Moscow 1936 earns the Die Hard rating for several reasons.
First, most of the games are very bland. If you love positional chess (or the games of Anish Giri) then you will enjoy this book a lot. Now, I have nothing against positional chess and I enjoy a good battle of elegant maneuvering (a la Nimzovich) but many of these games see little if any risk as evidenced by 53 of the 90 games ending in draws.
Second, the book is clearly agenda driven which takes away from the enjoyment. The touting of Soviet players wears thin and is harder to take when you think about the foreign players who actually participated. It’s not like the Soviet players crushed a field of say Alekhine, Euwe, Fine, Reshevsky, and Kashdan. Worse yet, the Soviet players couldn’t even capture the top three spots. Yes, I know that would all change one day, but tooting your own horn so loudly when you can’t carry a tune is annoying to everyone.

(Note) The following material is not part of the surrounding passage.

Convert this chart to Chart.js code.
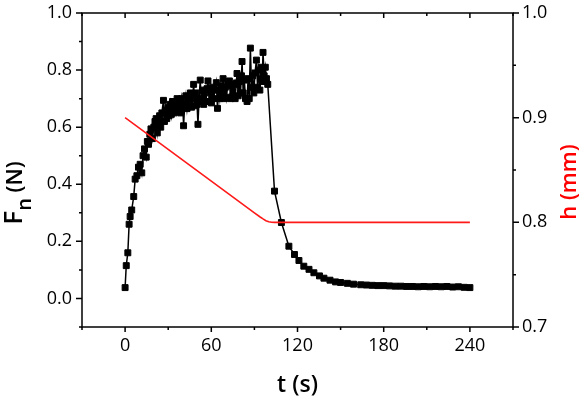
<!DOCTYPE html>
<html><head><meta charset="utf-8">
<script src="https://cdn.jsdelivr.net/npm/chart.js@4/dist/chart.umd.min.js"></script>
<style>html,body{margin:0;padding:0;background:#fff;}#wrap{width:582px;height:399px;position:relative;}</style>
</head><body><div id="wrap"><canvas id="c"></canvas></div>
<script>
// ---- data ----
const timeF = [0,0.8,1.9,2.8,3.5,4.6,6.0,7.0,8.2,9.3,10.5,11.6,12.5,13.5,14.7,15.5,16.3,17.2,18.0,19.0,
  20.0,20.8,21.6,22.4,23.2,24.0,24.8,25.6,26.7,27.4,28.2,29.0,29.8,30.6,31.4,32.2,33.0,33.8,34.6,35.4,36.2,37.0,37.8,38.6,39.4,40.2,40.7,
  41.5,42.3,43.1,43.9,44.7,45.5,46.3,47.0,47.7,48.5,49.3,50.1,50.7,51.5,52.3,53.1,53.9,54.7,55.5,56.3,57.0,57.7,58.5,59.3,60.1,60.9,61.7,62.5,63.5,
  64.3,65.1,65.9,66.7,67.5,68.2,69.0,69.8,70.6,71.4,72.6,73.4,74.2,75.0,75.8,76.6,77.4,77.9,78.7,79.5,80.3,81.0,81.4,82.2,83.0,83.8,84.9,85.6,86.4,
  87.2,88.0,88.8,89.6,90.4,91.4,92.2,93.0,93.8,94.6,95.4,96.0,96.8,97.6,98.4,99.3,
  104,108.8,114,117.9,121,124.4,128,131.4,135.3,138.4,142.6,146.5,150,154.7,159,164,168,172,176,180,184,188,192,196,200,204,208,212,216,220,224,228,232,236,240];
const forceN = [0.038,0.115,0.16,0.26,0.287,0.31,0.357,0.418,0.43,0.46,0.47,0.44,0.50,0.524,0.495,0.55,0.54,0.575,0.594,0.56,
  0.60,0.62,0.63,0.58,0.61,0.64,0.60,0.65,0.694,0.62,0.66,0.63,0.67,0.64,0.68,0.645,0.69,0.65,0.68,0.655,0.70,0.66,0.69,0.65,0.70,0.67,0.605,
  0.68,0.71,0.665,0.70,0.675,0.72,0.67,0.70,0.75,0.675,0.72,0.68,0.61,0.70,0.765,0.69,0.73,0.68,0.72,0.69,0.735,0.762,0.69,0.73,0.685,0.74,0.70,0.73,0.756,
  0.666,0.73,0.70,0.745,0.71,0.77,0.70,0.74,0.705,0.75,0.762,0.70,0.745,0.71,0.75,0.70,0.755,0.788,0.71,0.76,0.72,0.78,0.83,0.72,0.765,0.70,0.69,0.77,0.70,
  0.877,0.74,0.78,0.72,0.79,0.835,0.74,0.80,0.73,0.81,0.76,0.862,0.78,0.81,0.77,0.75,
  0.376,0.266,0.183,0.154,0.133,0.113,0.102,0.09,0.079,0.071,0.064,0.058,0.056,0.053,0.05,0.048,0.047,0.046,0.045,0.045,0.044,0.043,0.043,0.042,0.042,0.041,0.042,0.041,0.042,0.041,0.042,0.040,0.041,0.039,0.038];
const timeH = [0,30,60,90,94,96,98,100,102,104,120,160,200,240];
const heightMM = [0.900,0.8697,0.8394,0.8091,0.8051,0.8033,0.8016,0.8006,0.8001,0.8,0.8,0.8,0.8,0.8];

// ---- tick values / labels ----
const xTickValues = [-30,0,30,60,90,120,150,180,210,240,270];
const xMajor = [0,60,120,180,240];
const yTickValues = [-0.1,0.0,0.1,0.2,0.3,0.4,0.5,0.6,0.7,0.8,0.9,1.0];
const yMajor = [0.0,0.2,0.4,0.6,0.8,1.0];
const y2TickValues = [0.7,0.75,0.8,0.85,0.9,0.95,1.0];
const y2Major = [0.7,0.8,0.9,1.0];

const FONT = "'Open Sans', 'Noto Sans', sans-serif";
const tickFont = {family: FONT, size: 18, lineHeight: 1.0};

const framePlugin = {
  id: 'frame',
  afterDraw(chart) {
    const {ctx, chartArea: a, scales: {x, y, y2}} = chart;
    ctx.save();
    ctx.strokeStyle = '#000';
    ctx.lineWidth = 1.5;
    ctx.strokeRect(a.left, a.top, a.right - a.left, a.bottom - a.top);
    ctx.beginPath();
    xTickValues.forEach(v => {
      const p = x.getPixelForValue(v);
      const len = xMajor.includes(v) ? 5 : 3;
      ctx.moveTo(p, a.bottom); ctx.lineTo(p, a.bottom + len);
      ctx.moveTo(p, a.top); ctx.lineTo(p, a.top + len);
    });
    yTickValues.forEach(v => {
      const p = y.getPixelForValue(v);
      const len = yMajor.includes(v) ? 6 : 3;
      ctx.moveTo(a.left - len, p); ctx.lineTo(a.left, p);
    });
    y2TickValues.forEach(v => {
      const p = y2.getPixelForValue(v);
      const len = y2Major.includes(v) ? 6 : 3;
      ctx.moveTo(a.right, p); ctx.lineTo(a.right + len, p);
    });
    ctx.stroke();

    // left axis title F_n (N)
    ctx.save();
    ctx.translate(22, 193);
    ctx.rotate(-Math.PI / 2);
    ctx.fillStyle = '#000';
    ctx.textBaseline = 'alphabetic';
    const f1 = "600 26px " + FONT, f2 = "600 20px " + FONT, f3 = "600 22px " + FONT;
    ctx.font = f1; const w1 = ctx.measureText('F').width;
    ctx.font = f2; const w2 = ctx.measureText('n').width;
    ctx.font = f3; const w3 = ctx.measureText(' (N)').width;
    let sx = -(w1 + w2 + w3) / 2;
    ctx.font = f1; ctx.fillText('F', sx, 0); sx += w1;
    ctx.font = f2; ctx.fillText('n', sx, 9); sx += w2;
    ctx.font = f3; ctx.fillText(' (N)', sx, 0);
    ctx.restore();

    // right axis title h (mm)
    ctx.save();
    ctx.translate(576, 182);
    ctx.rotate(-Math.PI / 2);
    ctx.fillStyle = '#ff0000';
    ctx.font = "600 22px " + FONT;
    ctx.textAlign = 'center';
    ctx.textBaseline = 'alphabetic';
    ctx.fillText('h (mm)', 0, 0);
    ctx.restore();
    ctx.restore();
  }
};

new Chart(document.getElementById('c'), {
  type: 'scatter',
  data: {
    datasets: [
      {
        label: 'h',
        data: timeH.map((t, i) => ({x: t, y: heightMM[i]})),
        yAxisID: 'y2',
        showLine: true,
        borderColor: '#ff1a1a',
        backgroundColor: '#ff1a1a',
        borderWidth: 1.6,
        pointRadius: 0,
        tension: 0,
        order: 0
      },
      {
        label: 'Fn',
        data: timeF.map((t, i) => ({x: t, y: forceN[i]})),
        yAxisID: 'y',
        showLine: true,
        borderColor: '#000',
        backgroundColor: '#000',
        borderWidth: 1.5,
        pointStyle: 'rect',
        pointRadius: 4.2,
        pointBorderWidth: 1,
        pointBorderColor: '#000',
        tension: 0,
        order: 1
      }
    ]
  },
  options: {
    responsive: true,
    maintainAspectRatio: false,
    animation: false,
    devicePixelRatio: 1,
    layout: {padding: {top: 10, left: 0, right: 0, bottom: 0}},
    plugins: {legend: {display: false}, tooltip: {enabled: false}},
    scales: {
      x: {
        type: 'linear', position: 'bottom', min: -30, max: 270,
        afterBuildTicks: s => { s.ticks = xTickValues.map(v => ({value: v})); },
        afterFit: s => { s.height = 72; },
        ticks: {font: tickFont, color: '#000', padding: 5, maxRotation: 0, autoSkip: false,
          callback: v => xMajor.includes(v) ? String(v) : ''},
        grid: {display: true, drawOnChartArea: false, drawTicks: true, tickLength: 5, tickColor: 'rgba(0,0,0,0)', color: 'rgba(0,0,0,0)'},
        border: {display: false},
        title: {display: true, text: 't (s)', color: '#000',
          font: {family: FONT, size: 23, weight: '600', lineHeight: 1.1}, padding: {top: 0, bottom: 1}}
      },
      y: {
        type: 'linear', position: 'left', min: -0.1, max: 1.0,
        afterBuildTicks: s => { s.ticks = yTickValues.map(v => ({value: v})); },
        afterFit: s => { s.width = 82; },
        ticks: {font: tickFont, color: '#000', padding: 4, autoSkip: false,
          callback: v => yMajor.includes(v) ? v.toFixed(1) : ''},
        grid: {display: true, drawOnChartArea: false, drawTicks: true, tickLength: 6, tickColor: 'rgba(0,0,0,0)', color: 'rgba(0,0,0,0)'},
        border: {display: false}
      },
      y2: {
        type: 'linear', position: 'right', min: 0.7, max: 1.0,
        afterBuildTicks: s => { s.ticks = y2TickValues.map(v => ({value: v})); },
        afterFit: s => { s.width = 69; },
        ticks: {font: tickFont, color: '#000', padding: 3, autoSkip: false,
          callback: v => y2Major.includes(v) ? v.toFixed(1) : ''},
        grid: {display: true, drawOnChartArea: false, drawTicks: true, tickLength: 6, tickColor: 'rgba(0,0,0,0)', color: 'rgba(0,0,0,0)'},
        border: {display: false}
      }
    }
  },
  plugins: [framePlugin]
});
</script>
</body></html>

Third, the annotations are okay overall, but it does feel like the Soviet players were holding back which hurts the value of the notes for the student.
Finally, the book overall has a very technical and dry feel to it. Picture asking someone to tell you what the movie Star Wars is about and imagine the person responding with a sentence by sentence description of each and every scene and you’ll know what it feels like to read this book.
Bottom Line: You only need this book is if you like Botvinnik or Capablanca, enjoy studying endgames, or are interested in the history of Soviet Chess. If you don’t fit that profile, then move along as there is nothing to see here.